Abstract

We have simulated optical propagation through atmospheric turbulence in which the spectrum near the inner scale follows that of Hill and Clifford [J. Opt. Soc. Am. 68, 892 (1978)] and the turbulence strength puts the propagation into the asymptotic strong-fluctuation regime. Analytic predictions for this regime have the form of power laws as a function of beta0(2), the irradiance variance predicted by weak-fluctuation (Rytov) theory, and l0, the inner scale. The simulations indeed show power laws for both spherical-wave and plane-wave initial conditions, but the power-law indices are dramatically different from the analytic predictions. Let sigmaI(2) - 1 = a(beta0(2)/betac(2))-b(l0/Rf)c, where we take the reference value of beta0(2) to be betac(2) = 60.6, because this is the center of our simulation region. For zero inner scale (for which c = 0), the analytic prediction is b = 0.4 and a = 0.17 (0.37) for a plane (spherical) wave. Our simulations for a plane wave give a = 0.234 +/- 0.007 and b = 0.50 +/- 0.07, and for a spherical wave they give a = 0.58 + /- 0.01 and b = 0.65 +/- 0.05. For finite inner scale the analytic prediction is b = 1/6, c = 7/18 and a = 0.76 (2.07) for a plane (spherical) wave.

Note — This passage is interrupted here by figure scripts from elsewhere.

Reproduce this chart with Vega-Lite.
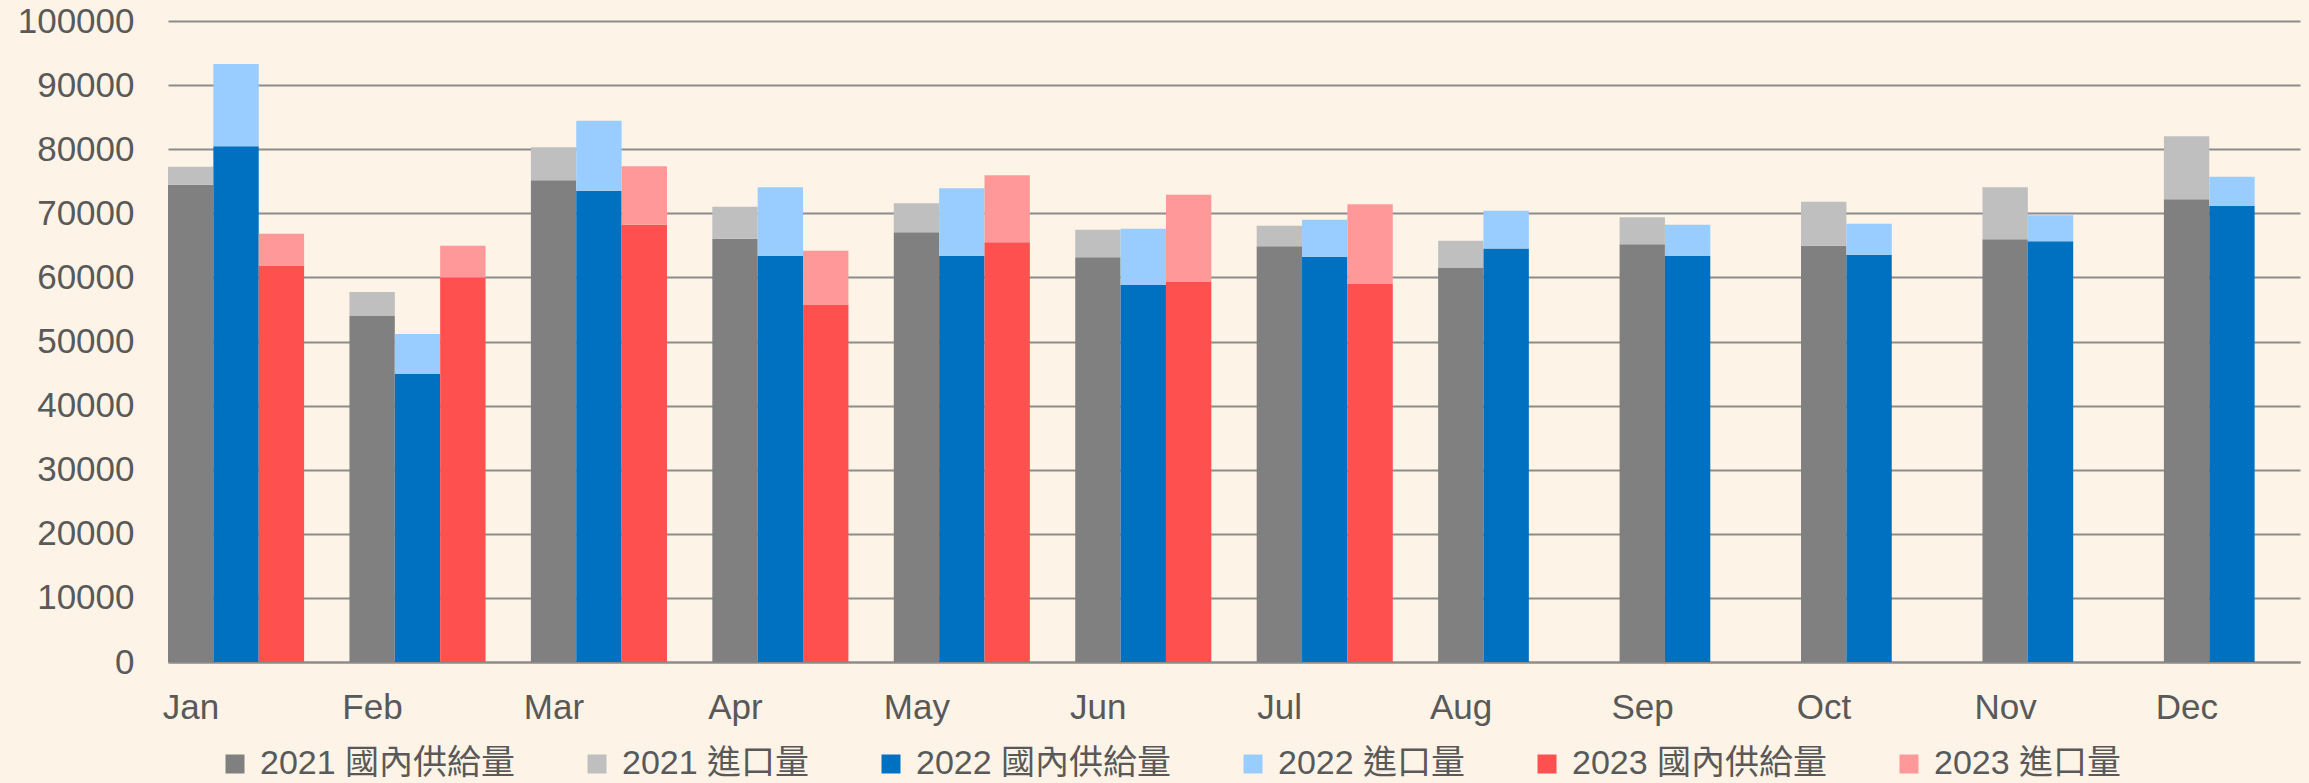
{
 "$schema": "https://vega.github.io/schema/vega-lite/v6.json",
 "width": 2132, "height": 641,
 "autosize": {"type": "none"},
 "padding": {"left": 168, "top": 21, "right": 9, "bottom": 121},
 "background": "#FDF3E7",
 "config": {"view": {"stroke": null}, "font": "Liberation Sans, Noto Sans CJK TC"},
 "data": {"values": [
  {"month":"Jan","year":"2021","series":"2021 國內供給量","value":74450},
  {"month":"Jan","year":"2021","series":"2021 進口量","value":2800},
  {"month":"Feb","year":"2021","series":"2021 國內供給量","value":54050},
  {"month":"Feb","year":"2021","series":"2021 進口量","value":3660},
  {"month":"Mar","year":"2021","series":"2021 國內供給量","value":75150},
  {"month":"Mar","year":"2021","series":"2021 進口量","value":5140},
  {"month":"Apr","year":"2021","series":"2021 國內供給量","value":66040},
  {"month":"Apr","year":"2021","series":"2021 進口量","value":4990},
  {"month":"May","year":"2021","series":"2021 國內供給量","value":67060},
  {"month":"May","year":"2021","series":"2021 進口量","value":4520},
  {"month":"Jun","year":"2021","series":"2021 國內供給量","value":63160},
  {"month":"Jun","year":"2021","series":"2021 進口量","value":4280},
  {"month":"Jul","year":"2021","series":"2021 國內供給量","value":64870},
  {"month":"Jul","year":"2021","series":"2021 進口量","value":3190},
  {"month":"Aug","year":"2021","series":"2021 國內供給量","value":61530},
  {"month":"Aug","year":"2021","series":"2021 進口量","value":4200},
  {"month":"Sep","year":"2021","series":"2021 國內供給量","value":65190},
  {"month":"Sep","year":"2021","series":"2021 進口量","value":4200},
  {"month":"Oct","year":"2021","series":"2021 國內供給量","value":64950},
  {"month":"Oct","year":"2021","series":"2021 進口量","value":6850},
  {"month":"Nov","year":"2021","series":"2021 國內供給量","value":65960},
  {"month":"Nov","year":"2021","series":"2021 進口量","value":8100},
  {"month":"Dec","year":"2021","series":"2021 國內供給量","value":72200},
  {"month":"Dec","year":"2021","series":"2021 進口量","value":9810},
  {"month":"Jan","year":"2022","series":"2022 國內供給量","value":80450},
  {"month":"Jan","year":"2022","series":"2022 進口量","value":12850},
  {"month":"Feb","year":"2022","series":"2022 國內供給量","value":44940},
  {"month":"Feb","year":"2022","series":"2022 進口量","value":6230},
  {"month":"Mar","year":"2022","series":"2022 國內供給量","value":73520},
  {"month":"Mar","year":"2022","series":"2022 進口量","value":10900},
  {"month":"Apr","year":"2022","series":"2022 國內供給量","value":63390},
  {"month":"Apr","year":"2022","series":"2022 進口量","value":10670},
  {"month":"May","year":"2022","series":"2022 國內供給量","value":63390},
  {"month":"May","year":"2022","series":"2022 進口量","value":10510},
  {"month":"Jun","year":"2022","series":"2022 國內供給量","value":58800},
  {"month":"Jun","year":"2022","series":"2022 進口量","value":8800},
  {"month":"Jul","year":"2022","series":"2022 國內供給量","value":63240},
  {"month":"Jul","year":"2022","series":"2022 進口量","value":5760},
  {"month":"Aug","year":"2022","series":"2022 國內供給量","value":64490},
  {"month":"Aug","year":"2022","series":"2022 進口量","value":5920},
  {"month":"Sep","year":"2022","series":"2022 國內供給量","value":63390},
  {"month":"Sep","year":"2022","series":"2022 進口量","value":4830},
  {"month":"Oct","year":"2022","series":"2022 國內供給量","value":63550},
  {"month":"Oct","year":"2022","series":"2022 進口量","value":4830},
  {"month":"Nov","year":"2022","series":"2022 國內供給量","value":65650},
  {"month":"Nov","year":"2022","series":"2022 進口量","value":4050},
  {"month":"Dec","year":"2022","series":"2022 國內供給量","value":71180},
  {"month":"Dec","year":"2022","series":"2022 進口量","value":4520},
  {"month":"Jan","year":"2023","series":"2023 國內供給量","value":61840},
  {"month":"Jan","year":"2023","series":"2023 進口量","value":4980},
  {"month":"Feb","year":"2023","series":"2023 國內供給量","value":59970},
  {"month":"Feb","year":"2023","series":"2023 進口量","value":4980},
  {"month":"Mar","year":"2023","series":"2023 國內供給量","value":68220},
  {"month":"Mar","year":"2023","series":"2023 進口量","value":9110},
  {"month":"Apr","year":"2023","series":"2023 國內供給量","value":55680},
  {"month":"Apr","year":"2023","series":"2023 進口量","value":8490},
  {"month":"May","year":"2023","series":"2023 國內供給量","value":65500},
  {"month":"May","year":"2023","series":"2023 進口量","value":10440},
  {"month":"Jun","year":"2023","series":"2023 國內供給量","value":59270},
  {"month":"Jun","year":"2023","series":"2023 進口量","value":13630},
  {"month":"Jul","year":"2023","series":"2023 國內供給量","value":58960},
  {"month":"Jul","year":"2023","series":"2023 進口量","value":12460}
 ]},
 "mark": {"type": "bar"},
 "encoding": {
  "x": {"field": "month", "type": "nominal",
        "sort": ["Jan","Feb","Mar","Apr","May","Jun","Jul","Aug","Sep","Oct","Nov","Dec"],
        "scale": {"paddingInner": 0.25, "paddingOuter": 0},
        "axis": {"title": null, "labelAngle": 0, "labelFontSize": 35, "labelColor": "#595959", "labelPadding": 28, "labelOffset": -45, "ticks": false, "domain": true, "domainColor": "#8C8C8C", "domainWidth": 2, "grid": false}},
  "xOffset": {"field": "year", "type": "nominal", "sort": ["2021","2022","2023"],
        "scale": {"paddingInner": 0, "paddingOuter": 0}},
  "y": {"field": "value", "type": "quantitative", "stack": "zero",
        "scale": {"domain": [0, 100000], "nice": false},
        "axis": {"title": null, "values": [0,10000,20000,30000,40000,50000,60000,70000,80000,90000,100000], "format": "d", "labelFontSize": 35, "labelColor": "#595959", "labelPadding": 34, "ticks": false, "domain": false, "gridColor": "#8C8C8C", "gridWidth": 2}},
  "color": {"field": "series", "type": "nominal",
        "scale": {"domain": ["2021 國內供給量","2021 進口量","2022 國內供給量","2022 進口量","2023 國內供給量","2023 進口量"],
                  "range": ["#808080","#BFBFBF","#0070C0","#99CCFF","#FF5050","#FF9999"]},
        "legend": {"title": null, "orient": "none", "legendX": 50, "legendY": 726, "direction": "horizontal", "symbolType": "square", "symbolSize": 361, "symbolStrokeWidth": 0, "symbolOpacity": 1, "labelFontSize": 34, "labelColor": "#595959", "labelOffset": 8, "columnPadding": 64, "labelLimit": 500}},
  "order": {"field": "series", "sort": "ascending"}
 }
}
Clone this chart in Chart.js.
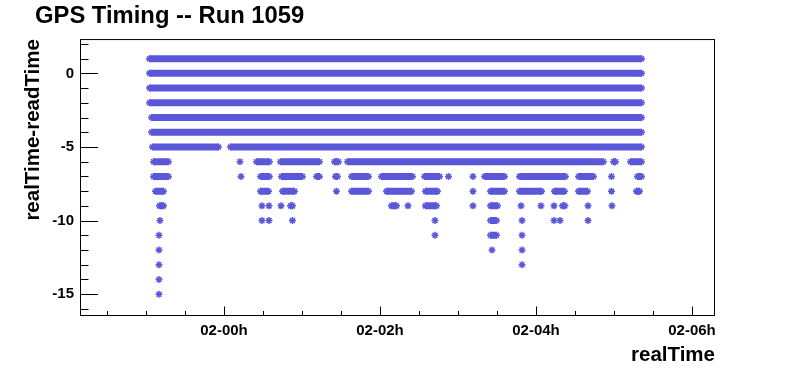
<!DOCTYPE html>
<html lang="en">
<head>
  <meta charset="UTF-8" />
  <title>GPS Timing -- Run 1059</title>
  <script src="https://cdn.jsdelivr.net/npm/chart.js"></script>
  <style>
    body { margin: 0; background: #fff; }
    canvas { display: block; }
  </style>
</head>
<body>
  <canvas id="gpsChart" width="796" height="372"></canvas>

  <script>
    // x is in hours relative to 02-00h (day 02, hour 00)
    const xRange = [-1.846, 6.295];
    const yRange = [-16.48, 2.33];

    // realTime-readTime value of every row
    const offsets = [1, 0, -1, -2, -3, -4, -5, -6, -7, -8, -9, -10, -11, -12, -13, -14, -15];

    // per row: [first, last] realTime of each run of points (single point = same value twice)
    const spans = [
      [[-0.955, 5.353]],
      [[-0.955, 5.353]],
      [[-0.955, 5.353]],
      [[-0.955, 5.353]],
      [[-0.929, 5.353]],
      [[-0.929, 5.353]],
      [[-0.917, -0.071], [0.083, 5.353]],
      [[-0.904, -0.712], [0.205, 0.205], [0.417, 0.583], [0.724, 1.224], [1.417, 1.468],
       [1.583, 4.865], [4.994, 5.019], [5.212, 5.353]],
      [[-0.904, -0.712], [0.218, 0.218], [0.468, 0.583], [0.737, 1.006], [1.186, 1.224],
       [1.429, 1.455], [1.635, 1.853], [2.019, 2.417], [2.571, 2.763], [2.878, 2.878],
       [3.192, 3.192], [3.340, 3.596], [3.788, 4.378], [4.545, 4.737], [4.968, 4.968],
       [5.301, 5.353]],
      [[-0.878, -0.776], [0.468, 0.571], [0.750, 0.904], [1.442, 1.442], [1.635, 1.853],
       [2.083, 2.404], [2.583, 2.737], [3.192, 3.192], [3.417, 3.596], [3.788, 4.071],
       [4.237, 4.365], [4.545, 4.660], [4.968, 4.968], [5.288, 5.327]],
      [[-0.827, -0.776], [0.487, 0.487], [0.577, 0.577], [0.731, 0.731], [0.853, 0.878],
       [2.147, 2.212], [2.359, 2.359], [2.583, 2.724], [3.192, 3.192], [3.417, 3.506],
       [3.808, 3.808], [4.064, 4.064], [4.231, 4.231], [4.340, 4.370], [4.667, 4.667],
       [4.974, 4.974]],
      [[-0.821, -0.821], [0.487, 0.487], [0.577, 0.577], [0.878, 0.878], [2.705, 2.705],
       [3.417, 3.494], [3.821, 3.821], [4.231, 4.231], [4.308, 4.308], [4.667, 4.667]],
      [[-0.833, -0.833], [2.705, 2.705], [3.417, 3.494], [3.821, 3.821]],
      [[-0.833, -0.833], [3.436, 3.436], [3.821, 3.821]],
      [[-0.833, -0.833], [3.821, 3.821]],
      [[-0.833, -0.833]],
      [[-0.833, -0.833]]
    ];

    const markerColor = '#5b57d9';

    Chart.defaults.font.family = "'Liberation Sans', Arial, Helvetica, sans-serif";
    Chart.defaults.color = '#000';

    // runs become thick line pieces, broken by null points
    const points = [];
    offsets.forEach((off, i) => {
      spans[i].forEach(([a, b]) => {
        points.push({ x: a, y: off });
        if (b !== a) points.push({ x: b, y: off });
        points.push({ x: b, y: null });
      });
    });

    function timeLabel(v) {
      const day = 2 + Math.floor(v / 24);
      const hour = ((v % 24) + 24) % 24;
      return String(day).padStart(2, '0') + '-' + String(hour).padStart(2, '0') + 'h';
    }

    // ROOT style frame with inward ticks
    const frameAndTicks = {
      id: 'frameAndTicks',
      afterDraw(chart) {
        const { ctx, chartArea: a, scales: { x, y } } = chart;
        ctx.save();
        ctx.strokeStyle = '#000';
        ctx.lineWidth = 1;
        ctx.beginPath();
        for (let v = Math.ceil(y.min); v <= y.max; v++) {
          const py = Math.round(y.getPixelForValue(v)) + 0.5;
          const len = v % 5 === 0 ? 18 : 8.5;
          ctx.moveTo(a.left, py);
          ctx.lineTo(a.left + len, py);
        }
        for (let v = Math.ceil(x.min * 2) / 2; v <= x.max; v += 0.5) {
          const px = Math.round(x.getPixelForValue(v)) + 0.5;
          const len = v % 2 === 0 ? 9.5 : 5;
          ctx.moveTo(px, a.bottom);
          ctx.lineTo(px, a.bottom - len);
        }
        ctx.stroke();
        ctx.strokeRect(a.left + 0.5, a.top + 0.5, a.right - a.left - 1, a.bottom - a.top - 1);
        ctx.restore();
      }
    };

    new Chart(document.getElementById('gpsChart'), {
      type: 'line',
      data: {
        datasets: [{
          data: points,
          borderColor: markerColor,
          backgroundColor: markerColor,
          borderWidth: 7,
          borderCapStyle: 'butt',
          pointStyle: 'star',
          pointRadius: 3.5,
          pointBorderWidth: 1.5,
          pointBorderColor: markerColor,
          pointBackgroundColor: markerColor,
          spanGaps: false,
          tension: 0
        }]
      },
      options: {
        responsive: false,
        animation: false,
        devicePixelRatio: 1,
        layout: { padding: { left: 35, right: 81, top: 0, bottom: 0 } },
        plugins: {
          legend: { display: false },
          tooltip: { enabled: false },
          title: {
            display: true,
            text: 'GPS Timing -- Run 1059',
            align: 'start',
            color: '#000',
            font: { size: 23.8, weight: 'bold' },
            padding: { top: 2, bottom: 8.5 }
          }
        },
        scales: {
          x: {
            type: 'linear',
            min: xRange[0],
            max: xRange[1],
            grid: { display: false, drawTicks: false },
            border: { display: false },
            ticks: {
              stepSize: 2,
              includeBounds: false,
              maxRotation: 0,
              padding: 6,
              font: { size: 15, weight: 'bold' },
              callback: v => timeLabel(v)
            },
            title: {
              display: true,
              text: 'realTime',
              align: 'end',
              font: { size: 20.5, weight: 'bold' },
              padding: { top: 0, bottom: 4 }
            },
            afterFit(s) { s.height = 56; }
          },
          y: {
            type: 'linear',
            min: yRange[0],
            max: yRange[1],
            grid: { display: false, drawTicks: false },
            border: { display: false },
            ticks: {
              stepSize: 5,
              includeBounds: false,
              padding: 6,
              font: { size: 15, weight: 'bold' }
            },
            title: {
              display: true,
              text: 'realTime-readTime',
              align: 'end',
              font: { size: 20.5, weight: 'bold' },
              padding: { top: -13.8, bottom: 0 }
            },
            afterFit(s) { s.width = 45; }
          }
        }
      },
      plugins: [frameAndTicks]
    });
  </script>
</body>
</html>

We find that to a reasonable approximation the behavior with beta0(2) and l0 indeed factorizes as predicted, and each part behaves like a power law. However, our simulations for a plane wave give a = 0.57 +/- 0.03, b = 0.33 +/- 0.03, and c = 0.45 +/- 0.06. For spherical waves we find a = 3.3 +/- 0.3, b = 0.45 +/- 0.05, and c = 0.8 +/- 0.1.